On the Euclidean plane two equidistant lines with respect to one straight line are equidistant from each other. How about it in the Hyperbolic Non-Euclidean World? Klein's disk is good to distinguish a curved line and a straight line visually. So we used it. Both white and green lines are equidistant to the yellow straight line. Red lines are hyperbolic normals to the yellow straight line. Since the two equidistant lines are not straight lines, one is not an equidistant line to the other. But every distance between the green and white lines measured along each red segment is constant.
As a trial, we draw the green normals on the white line, and measured hyperbolic lengths of green segments. Naturally they are not constant.



      Fig.5 shows parallel curves on Euclidean plane.
Incidentally, let us see what is called parallel curves. They are curved lines that have common normal at every point on them.
      [1]: The red segments are common normals but their lengths are not constant.
      [2]: It is a part of a concentric circle. In this case, needless to say, lengths of all red segments are equal.
(Scroll and shake your screen up and down. The parallel curve [1] will snake.)

      Look at Fig. 6.
What will happen if we draw parallel curves in the Hyperbolic Non-Euclidean World? In case of a concentric circle, the result shall be the same as in the Euclidean. It's not fun. On Klein's disk we draw similar curves to [1] in Fig. 5. First we draw the green line and we put the red hyperbolic normals with constant hyperbolic length.

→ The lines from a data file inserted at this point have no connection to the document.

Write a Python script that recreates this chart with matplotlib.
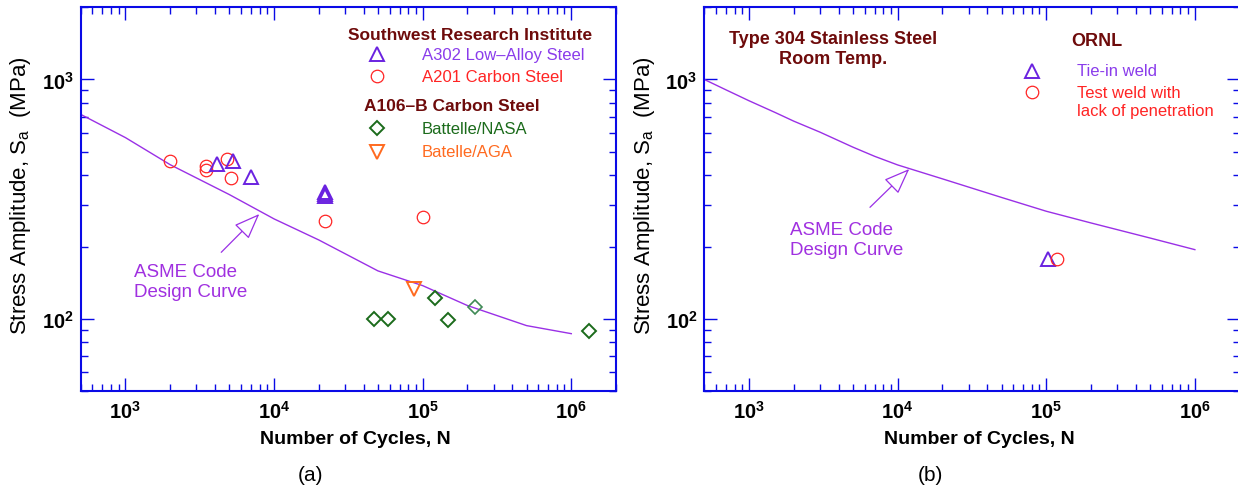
import numpy as np
import matplotlib
matplotlib.use('Agg')
import matplotlib.pyplot as plt
from matplotlib.ticker import LogLocator, FuncFormatter, NullFormatter

plt.rcParams['font.family'] = ['Liberation Sans', 'DejaVu Sans']
plt.rcParams['mathtext.fontset'] = 'custom'
plt.rcParams['mathtext.rm'] = 'Liberation Sans'
plt.rcParams['mathtext.bf'] = 'Liberation Sans:bold'

# ---- data (a): carbon & low-alloy steels ----
asme_cs_n = [500, 1e3, 2e3, 5e3, 1e4, 2e4, 5e4, 1e5, 2e5, 5e5, 1e6]
asme_cs_s = [715, 572, 441, 331, 262, 214, 159, 138, 114, 94, 87]

a302_n = [4160, 5320, 7000, 21900, 21900, 21900]
a302_s = [444, 455, 390, 340, 332, 325]

a201_n = [2000, 3500, 3500, 4800, 5100, 21900, 100000]
a201_s = [455, 436, 420, 464, 387, 257, 268]

nasa_n = [47400, 58800, 121000, 147000, 1310000]
nasa_s = [100, 100, 123, 99, 89]
nasa_light_n = [224000]
nasa_light_s = [112]

aga_n = [86900]
aga_s = [134]

# ---- data (b): type 304 stainless steel ----
asme_ss_n = [500, 700, 1e3, 1.5e3, 2e3, 3e3, 5e3, 7e3, 1e4, 2e4, 5e4, 1e5, 2e5, 5e5, 1e6]
asme_ss_s = [1000, 905, 815, 728, 670, 603, 522, 478, 440, 385, 322, 282, 252, 218, 195]

tiein_n = [103000]
tiein_s = [178]
testweld_n = [119000]
testweld_s = [179]

# colours
BLUE = '#0A0AE6'
MAROON = '#6E0B0B'
PURPLE_MK = '#6A22E0'
PURPLE_TX = '#8A3CEB'
CURVE = '#9A30E6'
ASME_TX = '#A030E0'
RED = '#FF2424'
GREEN = '#1B6B1B'
GREEN_LT = '#3F8A55'
ORANGE = '#FF6A1F'

fig = plt.figure(figsize=(12.38, 4.89), dpi=100)
axa = fig.add_axes([0.0652, 0.1977, 0.4324, 0.7853])
axb = fig.add_axes([0.5689, 0.1977, 0.4324, 0.7853])


def dec_fmt(v, pos):
    return r'$\mathbf{10^{%d}}$' % int(round(np.log10(v)))


def style_axes(ax):
    ax.set_xscale('log')
    ax.set_yscale('log')
    ax.set_xlim(500, 2e6)
    ax.set_ylim(50, 2000)
    for sp in ax.spines.values():
        sp.set_color(BLUE)
        sp.set_linewidth(1.5)
    ax.xaxis.set_major_locator(LogLocator(base=10, numticks=20))
    ax.xaxis.set_minor_locator(LogLocator(base=10, subs=np.arange(2, 10), numticks=20))
    ax.yaxis.set_major_locator(LogLocator(base=10, numticks=20))
    ax.yaxis.set_minor_locator(LogLocator(base=10, subs=np.arange(2, 10), numticks=20))
    ax.xaxis.set_major_formatter(FuncFormatter(dec_fmt))
    ax.yaxis.set_major_formatter(FuncFormatter(dec_fmt))
    ax.xaxis.set_minor_formatter(NullFormatter())
    ax.yaxis.set_minor_formatter(NullFormatter())
    ax.tick_params(which='both', direction='in', top=True, right=True,
                   color=BLUE, width=1.0, labelsize=14.5, labelcolor='black')
    ax.tick_params(which='major', length=9.5)
    ax.tick_params(which='minor', length=5)
    ax.tick_params(axis='x', which='major', pad=6)
    ax.tick_params(axis='y', which='major', pad=5)
    ax.set_xlabel('Number of Cycles, N', fontsize=14, fontweight='bold')
    ax.set_ylabel('Stress Amplitude, S$_\\mathregular{a}$  (MPa)', fontsize=16)
    ax.xaxis.set_label_coords(0.514, -0.102)
    ax.yaxis.set_label_coords(-0.089, 0.511)


for ax in (axa, axb):
    style_axes(ax)

# ---------------- panel (a) ----------------
axa.plot(asme_cs_n, asme_cs_s, color=CURVE, lw=1.0)
axa.plot(a201_n, a201_s, 'o', mfc='none', mec=RED, mew=0.9, ms=9)
axa.plot(a302_n, a302_s, '^', mfc='none', mec=PURPLE_MK, mew=1.4, ms=10)
axa.plot(nasa_n, nasa_s, 'D', mfc='none', mec=GREEN, mew=1.4, ms=7.5)
axa.plot(nasa_light_n, nasa_light_s, 'D', mfc='none', mec=GREEN_LT, mew=1.2, ms=7.5)
axa.plot(aga_n, aga_s, 'v', mfc='none', mec=ORANGE, mew=1.4, ms=10)

tr = axa.transAxes
axa.text(0.4993, 0.9305, 'Southwest Research Institute', transform=tr,
         fontsize=12.5, fontweight='bold', color=MAROON, va='center')
axa.plot([0.553], [0.8784], '^', transform=tr, mfc='none', mec=PURPLE_MK, mew=1.4, ms=10)
axa.text(0.637, 0.8784, 'A302 Low\u2013Alloy Steel', transform=tr, fontsize=12,
         color=PURPLE_TX, va='center')
axa.plot([0.553], [0.820], 'o', transform=tr, mfc='none', mec=RED, mew=0.9, ms=9)
axa.text(0.637, 0.820, 'A201 Carbon Steel', transform=tr, fontsize=12,
         color=RED, va='center')
axa.text(0.529, 0.7456, 'A106\u2013B Carbon Steel', transform=tr,
         fontsize=12.5, fontweight='bold', color=MAROON, va='center')
axa.plot([0.553], [0.685], 'D', transform=tr, mfc='none', mec=GREEN, mew=1.4, ms=7.5)
axa.text(0.637, 0.685, 'Battelle/NASA', transform=tr, fontsize=12,
         color=GREEN, va='center')
axa.plot([0.553], [0.624], 'v', transform=tr, mfc='none', mec=ORANGE, mew=1.4, ms=10)
axa.text(0.637, 0.624, 'Batelle/AGA', transform=tr, fontsize=12,
         color=ORANGE, va='center')

axa.text(0.0996, 0.286, 'ASME Code\nDesign Curve', transform=tr, fontsize=13.5,
         color=ASME_TX, va='center', ha='left', linespacing=1.3)
axa.annotate('', xy=(0.3336, 0.4617), xytext=(0.2625, 0.362),
             xycoords=tr, textcoords=tr,
             arrowprops=dict(arrowstyle='-|>,head_length=0.9,head_width=0.35',
                             fc='white', ec=CURVE, lw=0.9, mutation_scale=18,
                             shrinkA=0, shrinkB=0))

# ---------------- panel (b) ----------------
axb.plot(asme_ss_n, asme_ss_s, color=CURVE, lw=1.0)
axb.plot(tiein_n, tiein_s, '^', mfc='none', mec=PURPLE_MK, mew=1.4, ms=10)
axb.plot(testweld_n, testweld_s, 'o', mfc='none', mec=RED, mew=0.9, ms=9)

tr = axb.transAxes
axb.text(0.2404, 0.8935, 'Type 304 Stainless Steel\nRoom Temp.', transform=tr,
         fontsize=13, fontweight='bold', color=MAROON, ha='center', va='center',
         linespacing=1.25)
axb.text(0.733, 0.913, 'ORNL', transform=tr, fontsize=13, fontweight='bold',
         color=MAROON, ha='center', va='center')
axb.plot([0.6126], [0.8349], '^', transform=tr, mfc='none', mec=PURPLE_MK, mew=1.4, ms=10)
axb.text(0.6967, 0.8349, 'Tie-in weld', transform=tr, fontsize=12,
         color=PURPLE_TX, va='center')
axb.plot([0.6126], [0.780], 'o', transform=tr, mfc='none', mec=RED, mew=0.9, ms=9)
axb.text(0.6967, 0.755, 'Test weld with\nlack of penetration', transform=tr,
         fontsize=12, color=RED, va='center', linespacing=1.2)

axb.text(0.16, 0.3953, 'ASME Code\nDesign Curve', transform=tr, fontsize=13.5,
         color=ASME_TX, va='center', ha='left', linespacing=1.3)
axb.annotate('', xy=(0.3829, 0.5789), xytext=(0.3095, 0.4792),
             xycoords=tr, textcoords=tr,
             arrowprops=dict(arrowstyle='-|>,head_length=0.9,head_width=0.35',
                             fc='white', ec=CURVE, lw=0.9, mutation_scale=18,
                             shrinkA=0, shrinkB=0))

fig.text(0.2512, 0.0286, '(a)', fontsize=15, ha='center', va='center')
fig.text(0.7515, 0.0286, '(b)', fontsize=15, ha='center', va='center')

fig.savefig('out.png', dpi=100)
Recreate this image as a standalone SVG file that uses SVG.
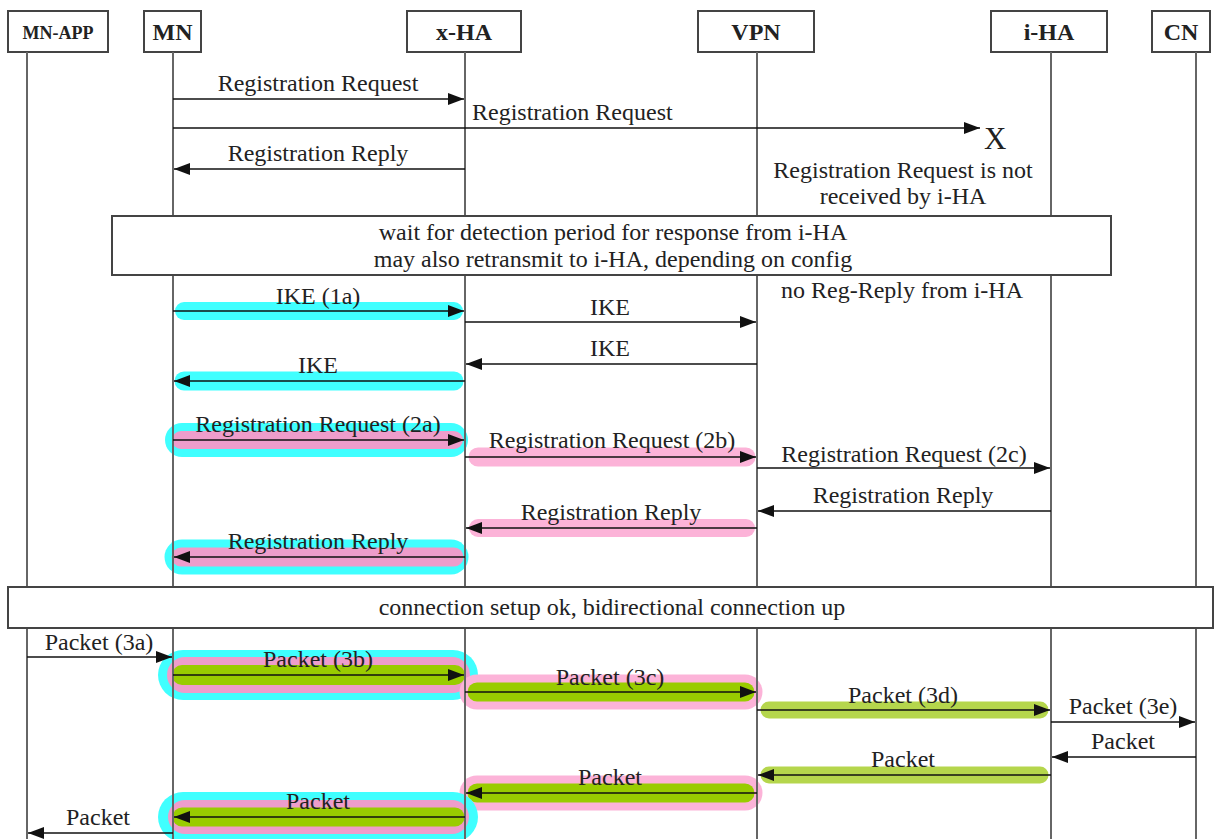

Then we follow the end points of the red segments and get the white curves. Well, it looks like a caterpillar eating infinity, doesn't it? Tangents of each white curve are not hyperbolic perpendicular to red normals. Therefore white curves are not parallel curves. But in case of the figure they are quite close to parallel curves. Anyway parallel curves in the Hyperbolic Non-Euclidean World become like this figure.